This was a hugely rewarding concert, unusually programmed but winningly realised by the LSO, under the direction of relative unknown Andrey Boreyko. Born in St Petersburg, the conductor justified his billing in the concert notes as ‘exciting and dynamic’, his presentation a slightly suave, ‘because I’m worth it’ hairstyle, his musicality there for all to see.
To begin with Shostakovich’s first symphonic utterance seemed uncommonly apt, given the raised profile this composer will enjoy over the next fourteen months, the centenary of his birth imminent. It was not an easy start for the players to deal with though, the economy of the scoring exposing solo lines early in the argument. They were comfortably dealt with, clarinet and bassoon particularly deserving of their ovations at the end.
Boreyko took the whirligig scherzo at a good pace, with scurrying violins together as one and the piano taking its spoiling role at the close with aplomb. A searching slow movement featured a beautifully phrased oboe solo with just one minor blemish, and as it neared a ghostly conclusion the snare drum intervened, its crescendo startling the audience. Boreyko’s way with rubato in this and other movements was tasteful, a kindred spirit with the music in evidence.
In the year Shostakovich started his First Symphony, Bela Bartok was completing his Miraculous Mandarin suite, and this was the tour de force with which the evening ended. A strongly characterised performance pitted the cacophony of the street against the languor of the clarinet ‘cadenzas’, all superbly played by John Stenhouse, and the second accompanied by intoxicated slithering on trombone, cor anglais and cellos.
Boreyko handled the frequent tempo shifts well, assisted by the superb ensemble, who threw out the blistering fugal passage to the obvious delight of the conductor, as he thrashed around wildly on the podium.

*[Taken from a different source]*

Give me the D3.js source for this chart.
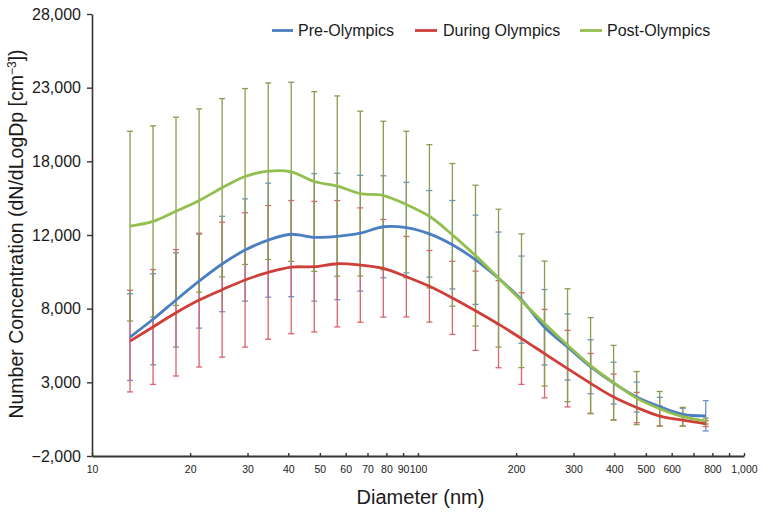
<!DOCTYPE html>
<html>
<head>
<meta charset="utf-8">
<script src="https://cdn.jsdelivr.net/npm/d3@7/dist/d3.min.js"></script>
<style>
  html, body { margin: 0; padding: 0; background: #fff; }
  svg { display: block; font-family: "Liberation Sans", Arial, Helvetica, sans-serif; }
</style>
</head>
<body>
<svg id="chart" width="762" height="514"></svg>
<script>
// ---- data ----
const diameters = [13.08,15.39,18.10,21.31,25.07,29.49,34.71,40.84,48.06,56.54,66.53,78.28,92.11,108.4,127.5,150.1,176.6,207.7,244.4,287.6,338.4,398.1,468.5,551.2,648.6,763.2];

const seriesNames = ["Pre-Olympics", "During Olympics", "Post-Olympics"];

const preMean = [6070,7280,8590,9870,11030,11980,12650,13050,12840,12900,13120,13560,13500,13080,12340,11320,10060,8610,6740,5400,4060,2950,2000,1350,830,730];
const preSD   = [2940,3090,3200,3190,3240,3470,3870,4240,4330,4290,3930,3460,3070,2940,3000,3030,3140,2960,2560,2250,1830,1420,1020,630,410,1030];

const duringMean = [5800,6760,7720,8580,9290,9950,10460,10820,10850,11050,10960,10740,10170,9520,8730,7860,6950,5970,4950,3930,2930,2000,1290,710,440,200];
const duringSD   = [3450,3900,4290,4540,4580,4560,4540,4520,4430,4290,3880,3310,2730,2430,2480,2690,2960,3110,3000,2600,2030,1560,1030,680,410,200];

const postMean = [13600,13920,14610,15340,16210,16970,17330,17290,16630,16320,15810,15680,15070,14270,13010,11600,10070,8540,6990,5520,4130,2980,1930,1210,670,370];
const postSD   = [6440,6490,6390,6220,6050,5970,5990,6080,6100,6120,5590,5040,4970,4860,4840,4780,4680,4540,4240,3830,3260,2530,1800,1170,630,200];

const yTickValues = [-2000, 3000, 8000, 13000, 18000, 23000, 28000];
const yTickLabels = ["\u22122,000", "3,000", "8,000", "12,000", "18,000", "23,000", "28,000"];

const xTickValues = [10,20,30,40,50,60,70,80,90,100,200,300,400,500,600,700,800,900,1000];
const xTickLabels = ["10","20","30","40","50","60","70","80","90","100","200","300","400","500","600","","800","","1,000"];

// ---- styling ----
const lineColors = ["#4a7fc1", "#cf3f3a", "#93bf4f"];
const barColors  = ["#6b93c8", "#d9646a", "#8a9c50"];

const svg = d3.select("#chart");
const x = d3.scaleLog().domain([10, 1000]).range([92, 744]);
const y = d3.scaleLinear().domain([-2000, 28000]).range([456, 14]);

const series = [
  { name: seriesNames[0], mean: preMean, sd: preSD },
  { name: seriesNames[1], mean: duringMean, sd: duringSD },
  { name: seriesNames[2], mean: postMean, sd: postSD }
];

// error bars
const capW = 3;
series.forEach((s, si) => {
  const g = svg.append("g").attr("stroke", barColors[si]).attr("stroke-width", 1.3).attr("fill", "none");
  diameters.forEach((d, i) => {
    const cx = x(d);
    const lo = y(s.mean[i] - s.sd[i]);
    const hi = y(s.mean[i] + s.sd[i]);
    g.append("line").attr("x1", cx).attr("x2", cx).attr("y1", lo).attr("y2", hi);
    g.append("line").attr("x1", cx - capW).attr("x2", cx + capW).attr("y1", lo).attr("y2", lo);
    g.append("line").attr("x1", cx - capW).attr("x2", cx + capW).attr("y1", hi).attr("y2", hi);
  });
});

// smoothed lines
const line = d3.line()
  .x((d, i) => x(diameters[i]))
  .y(d => y(d))
  .curve(d3.curveCatmullRom.alpha(0.5));

series.forEach((s, si) => {
  svg.append("path")
    .attr("d", line(s.mean))
    .attr("fill", "none")
    .attr("stroke", lineColors[si])
    .attr("stroke-width", 2.8)
    .attr("stroke-linejoin", "round");
});

// y axis
const yAxis = d3.axisLeft(y)
  .tickValues(yTickValues)
  .tickFormat((d, i) => yTickLabels[i])
  .tickSizeInner(5)
  .tickSizeOuter(0)
  .tickPadding(6);
const gy = svg.append("g").attr("transform", "translate(92,0)").call(yAxis);
gy.select(".domain").attr("stroke", "#333").attr("stroke-width", 1.6);
gy.selectAll(".tick line").attr("stroke", "#333").attr("stroke-width", 1.4);
gy.selectAll(".tick text").attr("font-size", 16).attr("fill", "#1a1a1a")
  .attr("font-family", "'Liberation Sans', Arial, Helvetica, sans-serif");

// x axis
const xAxis = d3.axisBottom(x)
  .tickValues(xTickValues)
  .tickFormat((d, i) => xTickLabels[i])
  .tickSizeInner(-3)
  .tickSizeOuter(0)
  .tickPadding(10);
const gx = svg.append("g").attr("transform", "translate(0,456)").call(xAxis);
gx.select(".domain").attr("stroke", "#333").attr("stroke-width", 1.8);
gx.selectAll(".tick line").attr("stroke", "#333").attr("stroke-width", 1.4);
gx.selectAll(".tick text").attr("font-size", 10.5).attr("fill", "#1a1a1a")
  .attr("font-family", "'Liberation Sans', Arial, Helvetica, sans-serif");

// axis titles
svg.append("text")
  .attr("x", 420.5).attr("y", 504)
  .attr("text-anchor", "middle")
  .attr("font-size", 20)
  .attr("fill", "#1a1a1a")
  .text("Diameter (nm)");

const yt = svg.append("text")
  .attr("transform", "translate(23,234) rotate(-90)")
  .attr("text-anchor", "middle")
  .attr("font-size", 19.5)
  .attr("fill", "#1a1a1a");
yt.append("tspan").text("Number Concentration (dN/dLogDp [cm");
yt.append("tspan").attr("font-size", 12).attr("dy", -7).text("\u22123");
yt.append("tspan").attr("dy", 7).text("])");

// legend
const legendPos = [
  { x1: 272, x2: 293, tx: 298 },
  { x1: 415, x2: 437, tx: 443 },
  { x1: 580, x2: 602, tx: 607 }
];
series.forEach((s, si) => {
  const p = legendPos[si];
  svg.append("line")
    .attr("x1", p.x1).attr("x2", p.x2).attr("y1", 30.5).attr("y2", 30.5)
    .attr("stroke", lineColors[si]).attr("stroke-width", 2.8);
  svg.append("text")
    .attr("x", p.tx).attr("y", 36)
    .attr("font-size", 16)
    .attr("fill", "#1a1a1a")
    .text(s.name);
});
</script>
</body>
</html>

Centrally programmed, and centre stage, was the violinist Leonidas Kavakos, who gave a technically flawless and lyrical performance of Dvorak’s sunny concerto. It’s clear Kavakos plays his violin for sheer pleasure, the instrument an extension of his body as he handled the bow with the same ease that you or I would wield a pen. The music was completely under his spell, the gorgeous tone he produced coupled with a lithe, acrobatic handling of the faster music, bringing a spring to the step of this hugely uplifting and tuneful music.
The opening of the finale, Kavakos grinning at the first violins as they punched out the theme in unison, was worth the journey alone.